AS: It's been interesting. I didn't realize how much people liked to bash SNL until I was on. I've always just liked it, and I've always watched it and been into it. But I try to make comedy, so I think I'm more sensitive to that. If I watch an episode of SNL, and there's one thing that I liked, then that's a good episode. It's been on 31 years; it's an institution. It's not always going to feel like the freshest thing you've ever seen, but if you take any episode of SNL ever made, there's something great in every one of them. That's the definition of a variety show, especially if there's 30 years of fans of the show. That's such a wide spectrum of tastes that you're trying to appeal to. That's why you can have "Roy Rules" and a really smart Jim Downey piece about politics in the same show. The odds of there being one person who's really into both things is not super high. I mean, I am, but I love comedy. [Laughs.] The average viewer is tuning in for what they like. Personally, that's what I think is awesome about the show.

AVC: There will always be people who hate it.

AS: I've always felt that if something is polarizing, that's usually the stuff I like the most. If something is taking a chance and is willing to be weird, that's my favorite thing. I know there's somebody out there who hates it. So, on the one hand, you'd love everybody to just love it, but on the other hand, given the history of the way I've liked things in the past, it's almost a good sign if they hate it. I guess I'm worth talking about. [Laughs.]

AVC: As a current cast member, have you thought which SNL alum's career you'd like to emulate?

AS: I don't know. I'm hoping we figure it out our own way. Certainly people like [Will] Ferrell and [Adam] Sandler, I think, are doing it right. They're making their style of comedy, they're doing it consistently, and they've developed a really faithful fan base. They've really earned it. They've also taken time to do interesting, experimental things, like Stranger Than Fiction and Punch Drunk Love and stuff like that. If I had half the career of either of those dudes, it'd be out of control. [Laughs.] They're definitely people to look up to. Everyone on SNL is doing great—even people who didn't do technically well on the show have been amazing people. People like Ben Stiller and Sarah Silverman and Jay Mohr are all hilarious, brilliant comedians that have been through there. You don't think about them as much because they didn't have T-shirt sketches, but they're all amazing people. There are so many. You walk down the hall at SNL and look at everyone that's been there, and you're just like, "Gilbert Gottfried was in the cast? That dude's hilarious. I didn't even know that." It's so crazy how many people have been through there.

AVC: Including Bob Odenkirk, who influenced you.

AS: Bob and David, that show was amazing. Mr. Show, Stella, and the Tenacious D episodes were the three things that were my college and young-adult inspirations. Those were the things were I was like, "Oh my God. Those guys are doing it."

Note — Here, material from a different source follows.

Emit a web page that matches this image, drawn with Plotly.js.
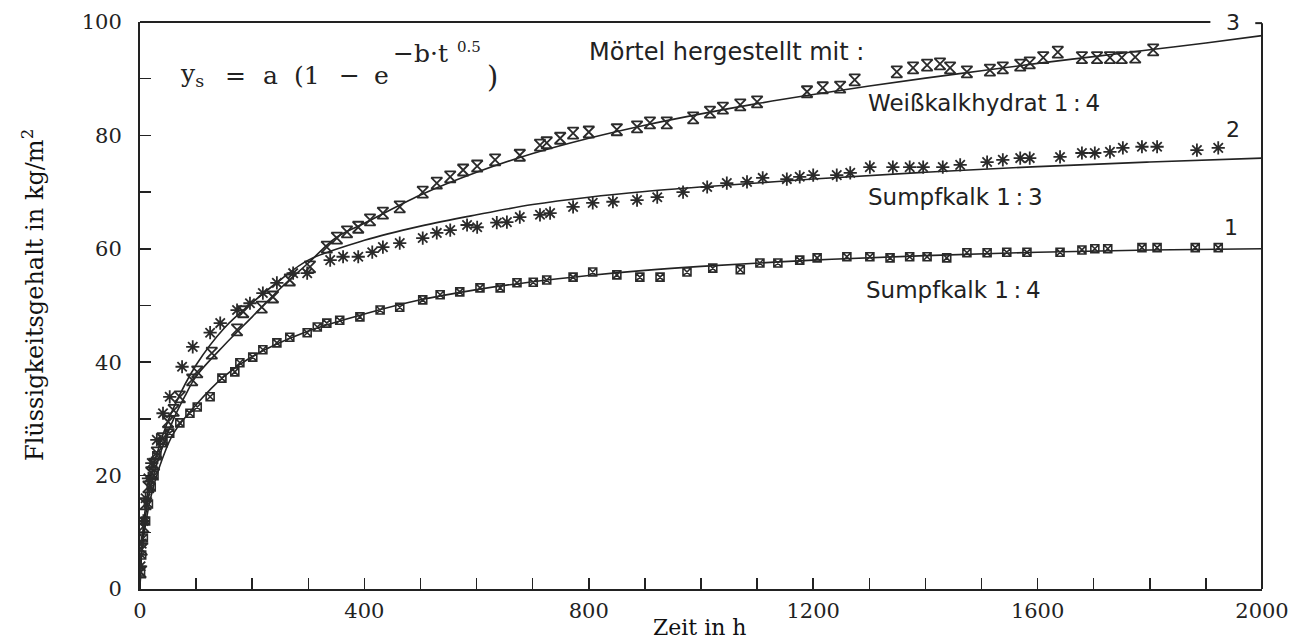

AVC: Stella—there's another polarizing thing, especially when it became a series.

AS: We were obsessed. I've met those guys since, which was super cool for me, because I watched The State too, and Wet Hot American Summer is one of my favorite movies ever. I have no qualms about telling them how much they've inspired us.

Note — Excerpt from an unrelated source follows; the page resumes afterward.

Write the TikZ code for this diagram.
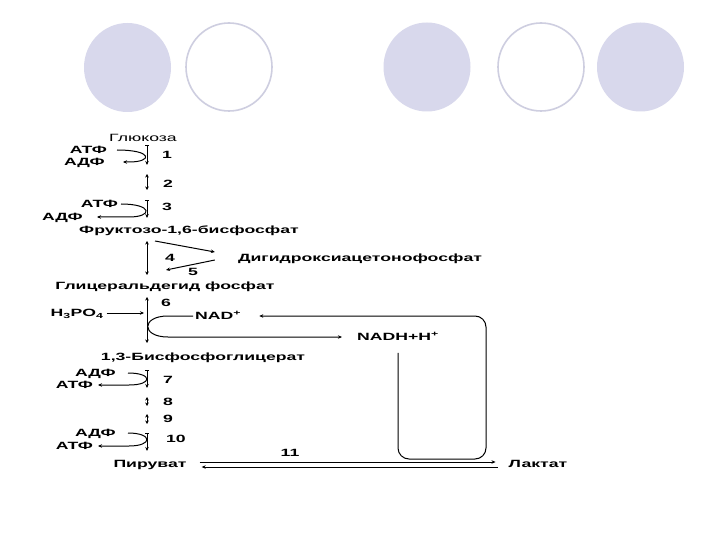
\documentclass[tikz,border=0pt]{standalone}
\usepackage{fontspec}
\setmainfont{Liberation Sans}
\newfontfamily\labfont[FakeStretch=1.68]{Liberation Sans}
\usepackage{tikz}
\usetikzlibrary{arrows.meta}
\definecolor{dotfill}{RGB}{216,216,236}
\definecolor{dotline}{RGB}{206,206,224}
\tikzset{
  lbl/.style={font=\labfont\bfseries\fontsize{10.5}{12}\selectfont,inner sep=0pt,text height=7.5pt,text depth=0pt},
  lblthin/.style={lbl,font=\labfont\fontsize{10.5}{12}\selectfont},
  co/.style={line width=1pt},
  ar/.style={co,-{Stealth[length=4pt,width=3.5pt]}},
  irr/.style={co,{Bar[width=4pt]}-{Stealth[length=4pt,width=3.5pt]}},
  rev/.style={co,{Stealth[length=3.5pt,width=3.5pt]}-{Stealth[length=3.5pt,width=3.5pt]}}
}

\begin{document}
\begin{tikzpicture}[x=1pt,y=-1pt]
\useasboundingbox (0,0) rectangle (720,540);
\fill[white] (0,0) rectangle (720,540);
% circles at the top
\fill[dotfill] (127.5,67.5) ellipse [x radius=43.5,y radius=44.5];
\draw[dotline,line width=1.6pt] (229,67) ellipse [x radius=43,y radius=44];
\fill[dotfill] (427,67) ellipse [x radius=43.5,y radius=44.5];
\draw[dotline,line width=1.6pt] (541,67) ellipse [x radius=43,y radius=44];
\fill[dotfill] (640.5,67) ellipse [x radius=43.5,y radius=44.5];

% metabolites
\node[lblthin] (glc) at (143,138) {Глюкоза};
\node[lbl] (f16) at (189,230) {Фруктозо-1,6-бисфосфат};
\node[lbl] (dhap) at (360,258) {Дигидроксиацетонофосфат};
\node[lbl] (gap) at (165,286) {Глицеральдегид фосфат};
\node[lbl] (bpg) at (203,357) {1,3-Бисфосфоглицерат};
\node[lbl] (pyr) at (150,464) {Пируват};
\node[lbl] (lac) at (538,464) {Лактат};

% cofactors
\node[lbl,anchor=east] (atp1) at (107,150) {АТФ};
\node[lbl,anchor=east] (adp1) at (105,162) {АДФ};
\node[lbl,anchor=east] (atp3) at (118,204) {АТФ};
\node[lbl,anchor=east] (adp3) at (83,217) {АДФ};
\node[lbl] (pi) at (77,313) {H\textsubscript{3}PO\textsubscript{4}};
\node[lbl,anchor=west] (nad) at (195,316) {NAD\textsuperscript{+}};
\node[lbl] (nadh) at (398,337) {NADH+H\textsuperscript{+}};
\node[lbl,anchor=east] (adp7) at (116,373) {АДФ};
\node[lbl,anchor=east] (atp7) at (93,385) {АТФ};
\node[lbl,anchor=east] (adp10) at (116,433) {АДФ};
\node[lbl,anchor=east] (atp10) at (93,446) {АТФ};

% step numbers
\node[lbl] (n1) at (167,155) {1};
\node[lbl] (n2) at (168,184) {2};
\node[lbl] (n3) at (167,207) {3};
\node[lbl] (n4) at (170,258) {4};
\node[lbl] (n5) at (193,272) {5};
\node[lbl] (n6) at (166,303) {6};
\node[lbl] (n7) at (168,380) {7};
\node[lbl] (n8) at (168,402) {8};
\node[lbl] (n9) at (168,419) {9};
\node[lbl] (n10) at (176,439) {10};
\node[lbl] (n11) at (290,453) {11};

% main chain
\foreach \ya/\yb/\kind in {145/165/irr,174/190/rev,200/218/irr,241/275/rev,297/343/rev,370/388/irr,397/406/rev,414/424/rev,433/451/irr}
  \draw[\kind] (147,\ya) -- (147,\yb);

% ATP / ADP
\draw[ar] ([xshift=10pt]atp1.east) .. controls +(36,0) and +(24,0) .. ([xshift=24pt]adp1.east) -- ([xshift=18pt]adp1.east);
\draw[ar] ([xshift=3pt]atp3.east) .. controls +(32,0) and +(24,0) .. ([xshift=46pt]adp3.east) -- ([xshift=14pt]adp3.east);
\draw[ar] ([xshift=12pt]adp7.east) .. controls +(25,0) and +(24,0) .. ([xshift=36pt]atp7.east) -- ([xshift=5pt]atp7.east);
\draw[ar] ([xshift=12pt]adp10.east) .. controls +(25,0) and +(24,0) .. ([xshift=36pt]atp10.east) -- ([xshift=5pt]atp10.east);

% triose phosphates
\draw[ar] (155,241) -- ([xshift=-23pt,yshift=6pt]dhap.west);
\draw[ar] ([xshift=-23pt,yshift=-2pt]dhap.west) -- (166,270);

% step 6
\draw[ar] ([xshift=3pt]pi.east) -- (144,313);
\draw[ar] ([xshift=-2pt]nad.west) -- (168,316) .. controls (141,316) and (141,337) .. (168,337) -- ([xshift=-15pt]nadh.west);
\draw[ar,rounded corners=11pt] ([yshift=-12pt]nadh.south) |- (486,459) |- ([xshift=18pt]nad.east);

% pyruvate - lactate
\draw[ar] ([xshift=13pt,yshift=2pt]pyr.east) -- ([xshift=-13pt,yshift=2pt]lac.west);
\draw[ar] ([xshift=-11pt,yshift=-3pt]lac.west) -- ([xshift=15pt,yshift=-3pt]pyr.east);
\end{tikzpicture}
\end{document}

AVC: A lot of the more adventurous stuff that you talk about just doesn't make it, like Stella. Pilots you've worked on have failed. Is there something to learn from all that?

AS: I don't know. I feel like I'd be more confident speaking to that if we had a show that was actually successful. We were a part of three or four pilots, and none of them went. I think they all suffered from the same thing as those other things you mentioned—they were maybe a little too specific. The SNL situation has really worked out for us, in that we were carving out a niche for ourselves within this thing that is more accepting of writing. It's a platform that is already so revered that you get the benefit of the doubt just showing up. Just the fact that Lorne Michaels says, "These guys are good enough. Listen to what they have to say." Everyone just perks up and is like, "Oh, I'll check this out if Lorne thinks it's funny." He's been right so many times before; people would be foolish to not just check it out. I certainly have my whole life.